Tuesday, April 28, 2015

Parallel Universe: Hillary's campaign, media's nonstop scandal coverage


The sentence jumps out of Hillary Clinton’s op-ed piece on how she’s been listening to “everyday Iowans.”
“We can fix our dysfunctional political system and get unaccountable money out of it once and for all, even if that takes a constitutional amendment,” she writes in the Des Moines Register.
Um, is this the right time for Hillary to be talking about “unaccountable money”?
The optics of her fledgling campaign are mighty strange, almost like it exists in one universe and the media coverage occupies a parallel universe.
In her initial forays, Hillary is defiantly trying to avoid making news. Meeting with small groups of students and business owners, it’s all about the listening tour, the humble grandmother connecting with “everyday Iowans,” as she says in the piece. Pretty pictures, carefully choreographed scripts, and no hint of controversy.
But the media coverage of the campaign could not be more different. I’d say 99.9 percent of it is about the Clinton Foundation—which wealthy tycoons or foreign interests donated money or paid for Bill Clinton’s $500,000 speeches, who needed State Department approval for projects when Hillary Clinton ran the department.
With the candidate assiduously avoiding the press, Hillary is running one campaign and the media are covering another—a disconnect more dramatic than any I can recall in modern political history.
The Republican candidates, meanwhile, are engaging the media on their own issues—sometimes being put on the defensive, of course—or talking about the Clinton Foundation. Which Hillary isn’t talking about. Sometimes her surrogates are talking about it—mainly by attacking the messenger, conservative “Clinton Cash” author Peter Schweizer, although the New York Times, Washington Post and Fox News, among others, have done original reporting on the complicated story.
So which narrative will ultimately be persuasive to the voters: Hillary chatting about middle-class issues, or Hillary under fire for being the furthest thing from middle class?

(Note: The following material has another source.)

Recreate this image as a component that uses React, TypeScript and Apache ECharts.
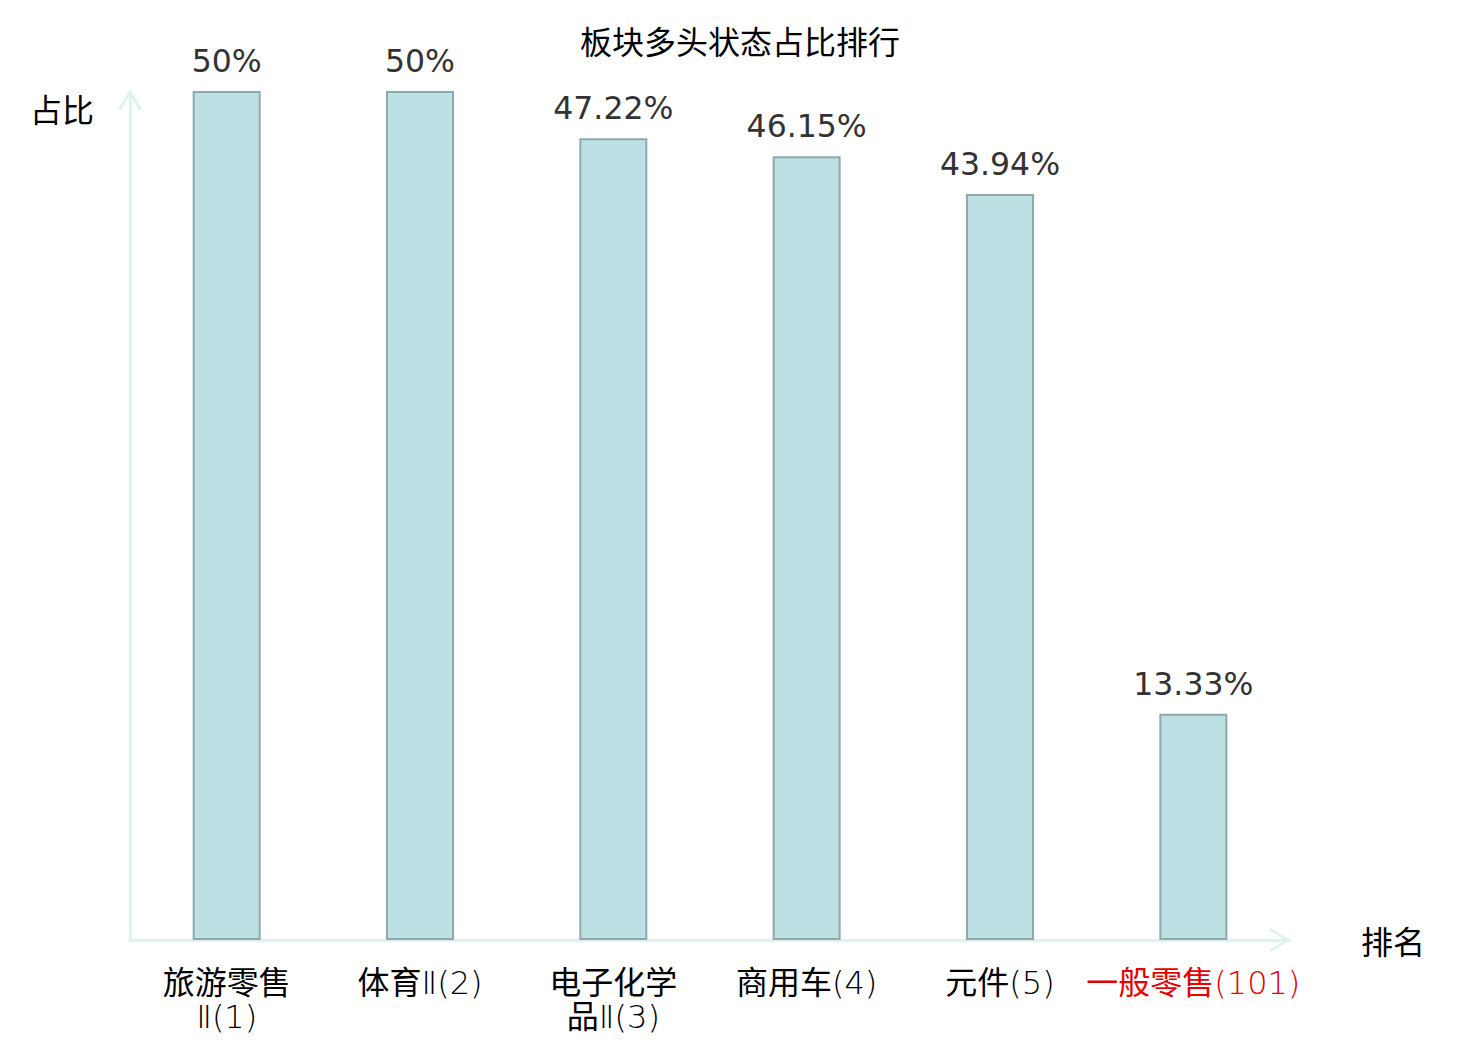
import React, { useEffect, useRef } from 'react';
import * as echarts from 'echarts';

const sectorNames = ['旅游零售Ⅱ', '体育Ⅱ', '电子化学品Ⅱ', '商用车', '元件', '一般零售'];
const ranks = [1, 2, 3, 4, 5, 101];
const bullRatio = [50, 50, 47.22, 46.15, 43.94, 13.33];
const highlightIndex = 5;
const titleText = '板块多头状态占比排行';
const xName = '排名';
const yName = '占比';

const categories = sectorNames.map((n, i) => `${n}(${ranks[i]})`);

const CJK = '"Noto Sans CJK SC", "Noto Sans", sans-serif';
const LABEL_FONT = '"DejaVu Sans", "Noto Sans CJK SC", sans-serif';
const ARROW = 'path://M12,0 L24,20 L21.6,21.44 L12,5.4 L2.4,21.44 L0,20 Z';
const AXIS_COLOR = '#dff2ef';
const RED = '#e60000';

function wrapLines(value: string): string[] {
  const idx = value.lastIndexOf('(');
  const name = idx >= 0 ? value.slice(0, idx) : value;
  const rank = idx >= 0 ? value.slice(idx) : '';
  const chunks: string[] = [];
  for (let i = 0; i < name.length; i += 4) chunks.push(name.slice(i, i + 4));
  if (chunks.length === 0) chunks.push('');
  chunks[chunks.length - 1] += rank;
  return chunks;
}

function richLine(line: string, red: boolean): string {
  const parts = line.match(/[\u4e00-\u9fff]+|[^\u4e00-\u9fff]+/g) || [];
  return parts
    .map((p) => {
      const isCjk = /[\u4e00-\u9fff]/.test(p);
      const key = (isCjk ? 'c' : 'd') + (red ? 'r' : '');
      return `{${key}|${p}}`;
    })
    .join('');
}

function formatCategory(value: string, index: number): string {
  const red = index === highlightIndex;
  return wrapLines(value).map((l) => richLine(l, red)).join('\n');
}

export default function App() {
  const ref = useRef<HTMLDivElement>(null);
  useEffect(() => {
    if (!ref.current) return;
    const chart = echarts.init(ref.current, undefined, { renderer: 'svg' });
    const base = { fontSize: 32, lineHeight: 34, fontFamily: LABEL_FONT };
    chart.setOption({
      animation: false,
      backgroundColor: '#ffffff',
      title: {
        text: titleText,
        left: 'center',
        top: 19,
        textStyle: { fontFamily: CJK, fontSize: 32, fontWeight: 'normal', color: '#000' },
      },
      grid: { left: 130, right: 190, top: 91, bottom: 100, outerBoundsMode: 'none' },
      xAxis: {
        type: 'category',
        data: categories,
        name: xName,
        nameLocation: 'end',
        nameGap: 71,
        nameTextStyle: { fontFamily: CJK, fontSize: 32, color: '#000' },
        axisLine: {
          show: true,
          symbol: ['none', ARROW],
          symbolSize: [24, 22],
          symbolOffset: [0, -10],
          lineStyle: { color: AXIS_COLOR, width: 3 },
        },
        axisTick: { show: false },
        axisLabel: {
          interval: 0,
          margin: 26,
          fontSize: 32,
          lineHeight: 34,
          fontFamily: LABEL_FONT,
          color: '#000',
          formatter: (v: string, i: number) => formatCategory(v, i),
          rich: {
            c: { ...base, fontWeight: 'normal', color: '#000' },
            d: { ...base, fontWeight: 200, color: '#000' },
            cr: { ...base, fontWeight: 'normal', color: RED },
            dr: { ...base, fontWeight: 200, color: RED },
          },
        },
      },
      yAxis: {
        type: 'value',
        min: 0,
        max: 50,
        name: yName,
        nameLocation: 'end',
        nameGap: -17,
        nameTextStyle: {
          fontFamily: CJK,
          fontSize: 32,
          color: '#000',
          align: 'right',
          verticalAlign: 'middle',
          padding: [0, 36, 0, 0],
        },
        axisLine: {
          show: true,
          symbol: ['none', ARROW],
          symbolSize: [24, 22],
          symbolOffset: [0, -9],
          lineStyle: { color: AXIS_COLOR, width: 3 },
        },
        axisTick: { show: false },
        axisLabel: { show: false },
        splitLine: { show: false },
      },
      series: [
        {
          type: 'bar',
          data: bullRatio,
          barWidth: 68,
          itemStyle: { color: '#bce0e3', borderColor: '#8ea9aa', borderWidth: 2 },
          label: {
            show: true,
            position: 'top',
            distance: 14,
            formatter: (p: any) => `${p.value}%`,
            fontSize: 31.5,
            color: '#333',
            fontFamily: '"DejaVu Sans", sans-serif',
          },
        },
      ],
    });
    return () => chart.dispose();
  }, []);
  return <div ref={ref} style={{ position: 'fixed', left: 0, top: 0, width: 1480, height: 1040 }} />;
}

Politico says Hillary, of “dead broke” fame, has always been the breadwinner in the family, having worked as a lawyer when Bill was drawing a $35,000 gubernatorial salary:
“Clinton’s compulsion to raise as much cash in the past two years (she commanded $200,000 to $300,000 a pop for anodyne spiels before such august groups as the National Association of Convenience Stores) doesn’t exactly fit in with her woman-of-the-people campaign. She had her reasons — Clinton dipped into her own savings to pay staffers before she formally announced earlier this month, a campaign spokesman told me. But her insistence on delivering paid speeches until the eve of her campaign announcement reflected a deeper pattern of behavior stretching back decades, a drive to maximize the family earning potential during periods when she’s off the public payroll, friends told me.”
Democratic strategist and Fox News contributor Joe Trippi is quoted as saying he doesn’t get it: “She had to give just one more speech? She just had to push it right up to the moment she announced? The family was going to fall off the cliff if she didn’t do that?”
Liberal Washington Post columnist Ruth Marcus says Hillary is paying the price for a “toxic combination of sloppiness and greed.”
She says greed reminds her of “the Yiddish word, chazer. It means ‘pig,’ but has a specific connotation of piggishness and gluttony. This is a chronic affliction of the Clintons, whether it comes to campaign fundraising (remember the Lincoln Bedroom?), compulsive speechifying (another six-figure check to speak at a public university?) or assiduous vacuuming up of foundation donations from donors of questionable character or motives.”
In the end, without a smoking gun, the complicated allegations involving the foundation may blow over. But what won’t recede so quickly is the overall impression, fueled by media coverage, that the Clintons are up to their old shenanigans.
Staying in the bunker is ultimately a losing strategy, as we saw when a week of silence over her private email server led to that disastrous news conference. At some point, Hillary Clinton has to move beyond the photo ops and answer these questions. Only then can she reduce the huge gap between the way she is campaigning and the way she is covered.